The exercise — Copy all lines below containing "chart".

Supplied material —
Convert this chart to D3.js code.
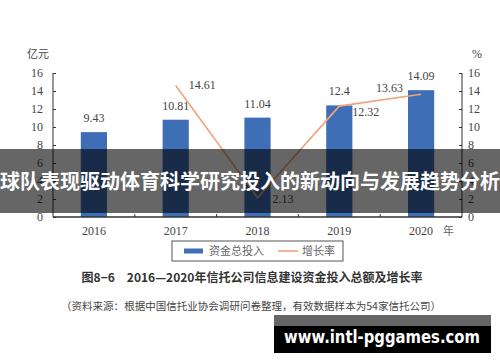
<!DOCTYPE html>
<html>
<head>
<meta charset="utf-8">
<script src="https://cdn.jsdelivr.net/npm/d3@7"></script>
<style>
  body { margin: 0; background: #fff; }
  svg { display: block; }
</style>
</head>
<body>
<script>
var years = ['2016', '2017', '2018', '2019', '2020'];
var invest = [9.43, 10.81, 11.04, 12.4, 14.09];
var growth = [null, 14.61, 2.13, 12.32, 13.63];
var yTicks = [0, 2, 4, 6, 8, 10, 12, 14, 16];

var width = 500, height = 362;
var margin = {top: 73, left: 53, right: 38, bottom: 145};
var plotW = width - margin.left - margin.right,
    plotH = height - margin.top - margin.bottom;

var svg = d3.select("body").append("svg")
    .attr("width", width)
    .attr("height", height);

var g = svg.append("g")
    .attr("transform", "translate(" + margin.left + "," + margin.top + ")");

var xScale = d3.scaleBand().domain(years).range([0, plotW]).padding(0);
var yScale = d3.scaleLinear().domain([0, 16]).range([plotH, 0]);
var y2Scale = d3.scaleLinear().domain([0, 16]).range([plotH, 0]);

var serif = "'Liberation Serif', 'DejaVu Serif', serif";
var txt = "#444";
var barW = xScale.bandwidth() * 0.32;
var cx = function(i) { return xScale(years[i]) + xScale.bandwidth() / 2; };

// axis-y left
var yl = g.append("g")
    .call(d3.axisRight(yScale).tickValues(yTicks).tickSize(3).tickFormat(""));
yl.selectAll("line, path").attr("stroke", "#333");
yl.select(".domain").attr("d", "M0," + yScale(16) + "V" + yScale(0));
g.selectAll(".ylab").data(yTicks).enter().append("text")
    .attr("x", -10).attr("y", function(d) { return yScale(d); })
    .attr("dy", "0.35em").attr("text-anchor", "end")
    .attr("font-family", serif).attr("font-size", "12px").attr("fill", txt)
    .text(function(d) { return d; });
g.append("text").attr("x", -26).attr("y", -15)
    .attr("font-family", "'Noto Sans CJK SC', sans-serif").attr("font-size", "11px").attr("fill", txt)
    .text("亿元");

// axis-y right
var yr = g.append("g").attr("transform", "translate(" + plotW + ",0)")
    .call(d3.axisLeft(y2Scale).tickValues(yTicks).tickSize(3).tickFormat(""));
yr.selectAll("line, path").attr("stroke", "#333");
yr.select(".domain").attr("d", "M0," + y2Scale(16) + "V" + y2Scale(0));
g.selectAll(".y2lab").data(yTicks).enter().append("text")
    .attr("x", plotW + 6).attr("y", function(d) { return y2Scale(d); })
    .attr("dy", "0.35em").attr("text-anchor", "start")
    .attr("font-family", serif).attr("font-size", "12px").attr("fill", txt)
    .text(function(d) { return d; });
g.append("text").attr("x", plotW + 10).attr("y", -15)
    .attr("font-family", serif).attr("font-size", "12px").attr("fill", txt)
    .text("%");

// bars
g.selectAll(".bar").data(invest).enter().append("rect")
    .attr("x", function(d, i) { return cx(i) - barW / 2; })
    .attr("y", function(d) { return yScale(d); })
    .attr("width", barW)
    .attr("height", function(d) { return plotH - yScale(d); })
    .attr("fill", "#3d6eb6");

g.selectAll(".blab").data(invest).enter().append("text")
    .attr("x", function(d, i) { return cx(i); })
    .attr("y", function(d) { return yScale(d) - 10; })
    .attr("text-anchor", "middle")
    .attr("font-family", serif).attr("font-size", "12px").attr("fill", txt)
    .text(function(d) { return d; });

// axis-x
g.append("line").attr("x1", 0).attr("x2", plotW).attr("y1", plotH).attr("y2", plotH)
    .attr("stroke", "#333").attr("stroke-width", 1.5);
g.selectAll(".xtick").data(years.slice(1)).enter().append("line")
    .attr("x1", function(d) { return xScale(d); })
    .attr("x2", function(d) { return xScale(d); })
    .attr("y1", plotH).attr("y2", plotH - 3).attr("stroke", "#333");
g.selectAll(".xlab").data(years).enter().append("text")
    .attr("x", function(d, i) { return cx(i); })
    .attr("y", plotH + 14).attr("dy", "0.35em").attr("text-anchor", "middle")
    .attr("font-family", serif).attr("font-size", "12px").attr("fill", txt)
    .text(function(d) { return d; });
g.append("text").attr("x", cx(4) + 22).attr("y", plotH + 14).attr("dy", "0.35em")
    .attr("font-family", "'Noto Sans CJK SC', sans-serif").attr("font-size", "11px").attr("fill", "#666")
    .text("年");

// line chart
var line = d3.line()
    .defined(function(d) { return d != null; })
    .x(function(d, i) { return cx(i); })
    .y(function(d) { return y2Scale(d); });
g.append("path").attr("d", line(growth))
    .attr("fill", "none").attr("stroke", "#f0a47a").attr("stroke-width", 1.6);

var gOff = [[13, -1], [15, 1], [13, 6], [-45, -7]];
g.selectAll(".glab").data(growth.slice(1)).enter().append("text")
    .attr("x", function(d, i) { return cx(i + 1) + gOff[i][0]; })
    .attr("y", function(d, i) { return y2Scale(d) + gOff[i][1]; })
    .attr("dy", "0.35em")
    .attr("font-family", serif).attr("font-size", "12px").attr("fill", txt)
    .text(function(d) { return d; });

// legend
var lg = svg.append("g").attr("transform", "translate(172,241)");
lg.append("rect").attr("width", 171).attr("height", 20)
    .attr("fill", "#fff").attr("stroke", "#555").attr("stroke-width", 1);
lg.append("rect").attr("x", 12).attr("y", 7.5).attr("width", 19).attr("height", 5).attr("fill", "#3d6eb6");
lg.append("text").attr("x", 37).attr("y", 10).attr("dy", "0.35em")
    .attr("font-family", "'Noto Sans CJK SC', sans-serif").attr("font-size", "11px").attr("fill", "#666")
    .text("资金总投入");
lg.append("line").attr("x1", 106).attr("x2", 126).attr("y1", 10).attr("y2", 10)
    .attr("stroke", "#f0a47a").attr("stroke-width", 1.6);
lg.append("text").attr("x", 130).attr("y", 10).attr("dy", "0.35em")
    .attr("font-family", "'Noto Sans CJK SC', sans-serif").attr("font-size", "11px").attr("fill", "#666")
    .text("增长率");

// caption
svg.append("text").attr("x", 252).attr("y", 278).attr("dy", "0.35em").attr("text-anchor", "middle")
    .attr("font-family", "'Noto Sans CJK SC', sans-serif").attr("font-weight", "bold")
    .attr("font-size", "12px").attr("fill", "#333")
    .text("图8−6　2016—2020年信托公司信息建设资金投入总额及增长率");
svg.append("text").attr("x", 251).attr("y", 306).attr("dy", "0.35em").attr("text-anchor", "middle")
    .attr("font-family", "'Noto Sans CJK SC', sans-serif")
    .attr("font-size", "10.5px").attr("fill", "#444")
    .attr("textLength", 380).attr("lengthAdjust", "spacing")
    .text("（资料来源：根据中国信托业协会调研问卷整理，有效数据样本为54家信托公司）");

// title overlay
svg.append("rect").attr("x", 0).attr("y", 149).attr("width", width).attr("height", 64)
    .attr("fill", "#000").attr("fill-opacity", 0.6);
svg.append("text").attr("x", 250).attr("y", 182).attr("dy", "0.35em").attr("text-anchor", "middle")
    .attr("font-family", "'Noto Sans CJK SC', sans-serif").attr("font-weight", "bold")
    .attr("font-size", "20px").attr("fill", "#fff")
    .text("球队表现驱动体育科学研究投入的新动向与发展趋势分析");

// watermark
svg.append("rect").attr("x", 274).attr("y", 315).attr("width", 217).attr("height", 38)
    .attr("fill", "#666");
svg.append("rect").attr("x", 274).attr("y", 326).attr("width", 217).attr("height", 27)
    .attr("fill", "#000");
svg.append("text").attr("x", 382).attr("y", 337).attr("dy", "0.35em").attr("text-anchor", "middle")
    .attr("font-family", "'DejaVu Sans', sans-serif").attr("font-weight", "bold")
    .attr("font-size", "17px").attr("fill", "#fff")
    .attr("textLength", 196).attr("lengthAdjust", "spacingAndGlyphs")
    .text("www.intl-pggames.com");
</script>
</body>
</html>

Solved exercise —
Convert this chart to D3.js code.
// line chart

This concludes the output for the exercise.